ETA I don’t mean to suggest net-internal vs externalised is independent from discussions about deceptive alignment. They move together, for sure, especially when discussing where to prioritise research. But they’re different factors.
What does “net internal” mean?
I mean the deliberation happens in a neural network. Maybe you thought I meant ‘net’ as in ‘after taking into account all contributions’? I should say ‘NN-internal’ instead, probably.
I think the broader use is sensible—e.g. to include post-training.
However, I’m not sure how narrow you’d want [training hacking] to be.
Do you want to call it training only if NN internals get updated by default? Or just that it’s training hacking if it occurs during the period we consider training? (otherwise, [deceptive alignment of a …selection… process that could be ongoing], seems to cover all deceptive alignment—potential deletion/adjustment being a selection process).
Fine if there’s no bright line—I’d just be curious to know your criteria.

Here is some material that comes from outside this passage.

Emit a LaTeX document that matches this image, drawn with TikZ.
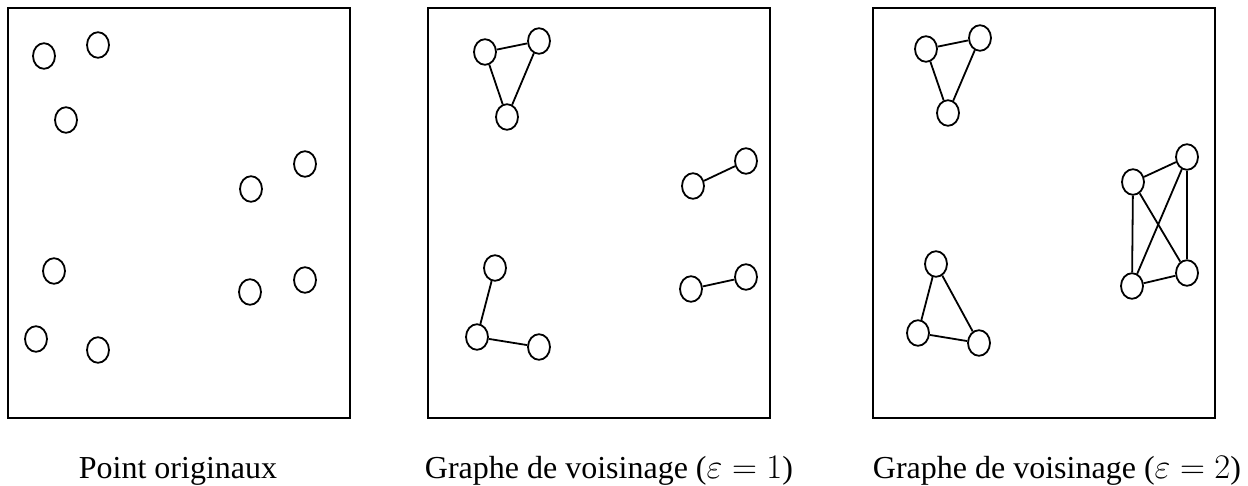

I’d probably be more specific and say ‘gradient hacking’ or ‘update hacking’ for deception of a training process which updates NN internals.

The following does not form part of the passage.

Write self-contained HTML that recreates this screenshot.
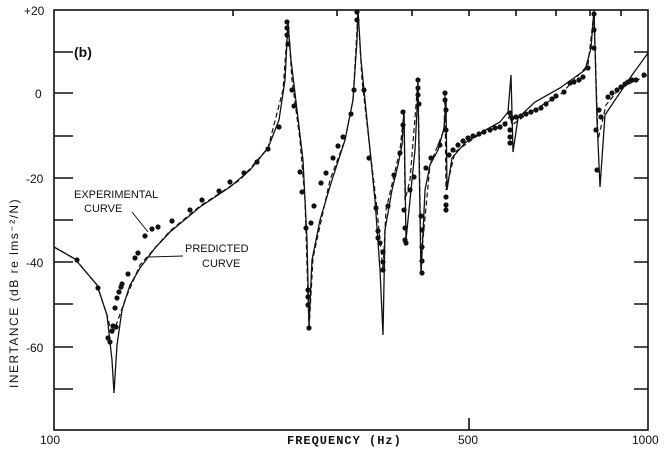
<!DOCTYPE html><html><head><style>body{margin:0;background:#fff}svg{display:block}.m{font-family:"Liberation Mono",monospace}.s{font-family:"Liberation Sans",sans-serif}text{fill:#111}</style></head><body>
<svg width="666" height="449" viewBox="0 0 666 449">
<g stroke="#111" stroke-width="1.6" fill="none">
<rect x="54" y="10" width="594" height="420"/>
<path d="M54 52h19M54 93h19M54 136h19M54 178h19M54 220h19M54 262h19M54 304h19M54 347h19M54 389h19"/>
<path d="M648 52h-14M648 93h-14M648 136h-14M648 178h-14M648 220h-14M648 262h-14M648 304h-14M648 347h-14M648 389h-14"/>
<path d="M233 10v6M337 10v6M412 10v6M469 10v6M516 10v6M556 10v6M590 10v6M621 10v6M469 430v-12"/>
</g>
<path fill="none" stroke="#111" stroke-width="1.3" d="M54 247 L75 259 L97 285 L107 315 L112 360 L114 393 L117 345 L122 310 L130 285 L140 268 L155 248 L170 232 L200 207 L230 187 L250 170 L268 148 L279 120 L285 80 L288 22 L291 60 L297 110 L303 160 L307 240 L309 325 L312 260 L320 220 L332 180 L345 140 L353 100 L357 40 L358 10 L361 60 L368 130 L375 200 L380 270 L383 335 L385 230 L392 190 L398 165 L402 145 L404 110 L406 240 L410 200 L415 150 L418 90 L421 275 L425 190 L430 165 L438 150 L444 128 L446 100 L447 190 L452 158 L465 143 L480 133 L500 122 L508 112 L511 75 L513 152 L518 118 L535 102 L560 88 L585 70 L591 48 L594 10 L597 120 L600 187 L605 115 L615 100 L630 78 L648 53"/>
<path fill="none" stroke="#111" stroke-width="1.2" stroke-dasharray="5,3" d="M54 247 L75 259 L97 285 L107 315 L112 335 L118 320 L125 300 L140 265 L170 231 L200 206 L240 180 L268 148 L283 90 L288 22 L292 80 L300 140 L305 200 L309 330 L313 258 L330 180 L345 140 L353 100 L358 12 L362 80 L370 150 L376 200 L383 270 L386 210 L400 150 L404 112 L405 200 L410 180 L418 80 L421 260 L430 165 L444 130 L445 95 L446 190 L455 152 L480 134 L505 125 L510 115 L512 125 L530 112 L560 95 L588 65 L594 12 L598 140 L606 105 L620 88 L648 75"/>
<g fill="#111">
<circle cx="77" cy="260" r="2.6"/><circle cx="98" cy="288" r="2.6"/><circle cx="108" cy="338" r="2.6"/><circle cx="110" cy="342" r="2.6"/><circle cx="112" cy="331" r="2.6"/><circle cx="113" cy="326" r="2.6"/><circle cx="116" cy="327" r="2.6"/><circle cx="115" cy="308" r="2.6"/><circle cx="117" cy="298" r="2.6"/><circle cx="119" cy="292" r="2.6"/><circle cx="121" cy="287" r="2.6"/><circle cx="122" cy="284" r="2.6"/><circle cx="128" cy="274" r="2.6"/><circle cx="135" cy="258" r="2.6"/><circle cx="138" cy="253" r="2.6"/><circle cx="145" cy="236" r="2.6"/><circle cx="152" cy="229" r="2.6"/><circle cx="158" cy="227" r="2.6"/><circle cx="172" cy="221" r="2.6"/><circle cx="190" cy="210" r="2.6"/><circle cx="202" cy="200" r="2.6"/><circle cx="219" cy="191" r="2.6"/><circle cx="230" cy="182" r="2.6"/><circle cx="244" cy="173" r="2.6"/><circle cx="257" cy="162" r="2.6"/><circle cx="268" cy="149" r="2.6"/><circle cx="279" cy="127" r="2.6"/><circle cx="287" cy="22" r="2.6"/><circle cx="287" cy="28" r="2.6"/><circle cx="287" cy="35" r="2.6"/><circle cx="288" cy="44" r="2.6"/><circle cx="292" cy="90" r="2.6"/><circle cx="294" cy="106" r="2.6"/><circle cx="300" cy="172" r="2.6"/><circle cx="302" cy="192" r="2.6"/><circle cx="306" cy="228" r="2.6"/><circle cx="308" cy="290" r="2.6"/><circle cx="308" cy="297" r="2.6"/><circle cx="308" cy="305" r="2.6"/><circle cx="309" cy="328" r="2.6"/><circle cx="311" cy="223" r="2.6"/><circle cx="314" cy="206" r="2.6"/><circle cx="321" cy="183" r="2.6"/><circle cx="326" cy="173" r="2.6"/><circle cx="333" cy="158" r="2.6"/><circle cx="338" cy="146" r="2.6"/><circle cx="343" cy="137" r="2.6"/><circle cx="351" cy="114" r="2.6"/><circle cx="354" cy="90" r="2.6"/><circle cx="357" cy="12" r="2.6"/><circle cx="357" cy="20" r="2.6"/><circle cx="364" cy="90" r="2.6"/><circle cx="369" cy="158" r="2.6"/><circle cx="376" cy="208" r="2.6"/><circle cx="378" cy="231" r="2.6"/><circle cx="378" cy="238" r="2.6"/><circle cx="380" cy="243" r="2.6"/><circle cx="383" cy="252" r="2.6"/><circle cx="383" cy="262" r="2.6"/><circle cx="383" cy="270" r="2.6"/><circle cx="388" cy="206" r="2.6"/><circle cx="394" cy="175" r="2.6"/><circle cx="400" cy="153" r="2.6"/><circle cx="403" cy="125" r="2.6"/><circle cx="403" cy="112" r="2.6"/><circle cx="404" cy="210" r="2.6"/><circle cx="405" cy="228" r="2.6"/><circle cx="405" cy="240" r="2.6"/><circle cx="406" cy="243" r="2.6"/><circle cx="410" cy="190" r="2.6"/><circle cx="414" cy="177" r="2.6"/><circle cx="418" cy="80" r="2.6"/><circle cx="418" cy="88" r="2.6"/><circle cx="418" cy="95" r="2.6"/><circle cx="419" cy="104" r="2.6"/><circle cx="421" cy="216" r="2.6"/><circle cx="422" cy="230" r="2.6"/><circle cx="422" cy="247" r="2.6"/><circle cx="422" cy="261" r="2.6"/><circle cx="422" cy="273" r="2.6"/><circle cx="426" cy="168" r="2.6"/><circle cx="431" cy="158" r="2.6"/><circle cx="440" cy="145" r="2.6"/><circle cx="445" cy="93" r="2.6"/><circle cx="445" cy="100" r="2.6"/><circle cx="446" cy="110" r="2.6"/><circle cx="446" cy="130" r="2.6"/><circle cx="446" cy="197" r="2.6"/><circle cx="446" cy="205" r="2.6"/><circle cx="446" cy="210" r="2.6"/><circle cx="449" cy="155" r="2.6"/><circle cx="453" cy="150" r="2.6"/><circle cx="458" cy="145" r="2.6"/><circle cx="463" cy="141" r="2.6"/><circle cx="468" cy="138" r="2.6"/><circle cx="473" cy="136" r="2.6"/><circle cx="479" cy="134" r="2.6"/><circle cx="484" cy="132" r="2.6"/><circle cx="490" cy="130" r="2.6"/><circle cx="495" cy="128" r="2.6"/><circle cx="500" cy="127" r="2.6"/><circle cx="505" cy="124" r="2.6"/><circle cx="510" cy="113" r="2.6"/><circle cx="510" cy="130" r="2.6"/><circle cx="510" cy="137" r="2.6"/><circle cx="510" cy="143" r="2.6"/><circle cx="512" cy="118" r="2.6"/><circle cx="516" cy="117" r="2.6"/><circle cx="521" cy="116" r="2.6"/><circle cx="526" cy="114" r="2.6"/><circle cx="531" cy="112" r="2.6"/><circle cx="536" cy="110" r="2.6"/><circle cx="541" cy="108" r="2.6"/><circle cx="546" cy="104" r="2.6"/><circle cx="552" cy="99" r="2.6"/><circle cx="556" cy="96" r="2.6"/><circle cx="564" cy="92" r="2.6"/><circle cx="570" cy="83" r="2.6"/><circle cx="574" cy="82" r="2.6"/><circle cx="579" cy="80" r="2.6"/><circle cx="583" cy="77" r="2.6"/><circle cx="588" cy="68" r="2.6"/><circle cx="594" cy="14" r="2.6"/><circle cx="594" cy="30" r="2.6"/><circle cx="594" cy="48" r="2.6"/><circle cx="596" cy="130" r="2.6"/><circle cx="597" cy="170" r="2.6"/><circle cx="599" cy="110" r="2.6"/><circle cx="601" cy="117" r="2.6"/><circle cx="608" cy="97" r="2.6"/><circle cx="612" cy="93" r="2.6"/><circle cx="617" cy="90" r="2.6"/><circle cx="621" cy="87" r="2.6"/><circle cx="625" cy="84" r="2.6"/><circle cx="628" cy="82" r="2.6"/><circle cx="632" cy="80" r="2.6"/><circle cx="636" cy="80" r="2.6"/><circle cx="644" cy="75" r="2.6"/>
</g>
<g stroke="#111" stroke-width="1" fill="none"><path d="M132 212 L148 232 M149 257 L183 256"/></g>
<g class="s">
<text x="74" y="57" font-size="14" font-weight="bold">(b)</text>
<text x="74" y="198" font-size="11">EXPERIMENTAL</text><text x="84" y="212" font-size="11">CURVE</text>
<text x="185" y="252" font-size="11">PREDICTED</text><text x="202" y="267" font-size="11">CURVE</text>
<text x="24" y="15" font-size="12">+20</text><text x="35" y="98" font-size="12">0</text>
<text x="26" y="183" font-size="12">-20</text><text x="26" y="267" font-size="12">-40</text><text x="26" y="352" font-size="12">-60</text>
<text x="40" y="444" font-size="12">100</text><text x="458" y="444" font-size="12">500</text><text x="632" y="444" font-size="12">1000</text>
<text transform="translate(18,388) rotate(-90)" font-size="12" letter-spacing="1.5">INERTANCE (dB re lms⁻²/N)</text>
</g>
<text class="m" x="287" y="444" font-size="12" font-weight="bold" letter-spacing="1">FREQUENCY (Hz)</text>
</svg></body></html>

I see what you’re saying with a deployment scenario being often implicitly a selection scenario (should we run the thing more/less or turn it off?) in practice. So deceptive alignment at deploy-time could be a means of training (selection) hacking.
More centrally, ‘training hacking’ might refer to a situation with denser oversight and explicit updating/gating.
Deceptive alignment during this period is just one way of training hacking (could alternatively hack exploration, cyber crack and literally hack oversight/updating, …). I didn’t make that clear in my original comment and now I think there’s arguably a missing term for ‘deceptive alignment for training hacking’ but maybe that’s fine.